- **Request**
Will you return, word for word, only the lines from the top of the data below down to and including the one with "plt.rcParams['font.family'] = ['Liberation"?

- **Data block**
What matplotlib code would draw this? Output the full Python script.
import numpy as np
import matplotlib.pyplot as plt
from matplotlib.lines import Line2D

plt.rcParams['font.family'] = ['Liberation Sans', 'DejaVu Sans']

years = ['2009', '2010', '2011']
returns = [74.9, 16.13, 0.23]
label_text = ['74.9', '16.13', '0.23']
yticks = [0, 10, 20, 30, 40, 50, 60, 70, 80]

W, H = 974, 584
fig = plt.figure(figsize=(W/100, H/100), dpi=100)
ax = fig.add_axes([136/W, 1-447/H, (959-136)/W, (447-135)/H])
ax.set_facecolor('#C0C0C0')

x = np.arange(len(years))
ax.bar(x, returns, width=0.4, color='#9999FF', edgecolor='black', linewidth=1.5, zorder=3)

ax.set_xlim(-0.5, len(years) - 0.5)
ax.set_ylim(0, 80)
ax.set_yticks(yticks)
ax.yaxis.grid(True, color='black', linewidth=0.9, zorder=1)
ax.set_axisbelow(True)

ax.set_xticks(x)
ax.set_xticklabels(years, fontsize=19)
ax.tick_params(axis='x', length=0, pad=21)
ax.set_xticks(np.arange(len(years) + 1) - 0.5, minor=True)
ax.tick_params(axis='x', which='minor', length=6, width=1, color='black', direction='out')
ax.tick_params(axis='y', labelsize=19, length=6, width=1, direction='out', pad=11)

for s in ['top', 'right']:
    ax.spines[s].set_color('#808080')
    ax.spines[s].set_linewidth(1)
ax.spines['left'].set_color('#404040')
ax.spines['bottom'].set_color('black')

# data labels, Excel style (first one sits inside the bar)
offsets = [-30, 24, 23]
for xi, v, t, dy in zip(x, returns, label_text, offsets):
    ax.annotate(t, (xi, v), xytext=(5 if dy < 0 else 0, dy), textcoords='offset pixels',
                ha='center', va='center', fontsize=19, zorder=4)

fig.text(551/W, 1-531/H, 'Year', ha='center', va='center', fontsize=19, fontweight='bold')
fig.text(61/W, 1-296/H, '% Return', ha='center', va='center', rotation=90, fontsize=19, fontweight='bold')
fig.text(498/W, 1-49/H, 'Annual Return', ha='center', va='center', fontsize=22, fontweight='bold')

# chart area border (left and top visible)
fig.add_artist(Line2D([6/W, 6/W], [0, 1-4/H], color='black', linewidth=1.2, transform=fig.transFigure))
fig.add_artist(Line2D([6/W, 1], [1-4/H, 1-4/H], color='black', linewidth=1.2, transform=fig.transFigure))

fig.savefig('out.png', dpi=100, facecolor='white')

- **Exercise result**
What matplotlib code would draw this? Output the full Python script.
import numpy as np
import matplotlib.pyplot as plt
from matplotlib.lines import Line2D

plt.rcParams['font.family'] = ['Liberation Sans', 'DejaVu Sans']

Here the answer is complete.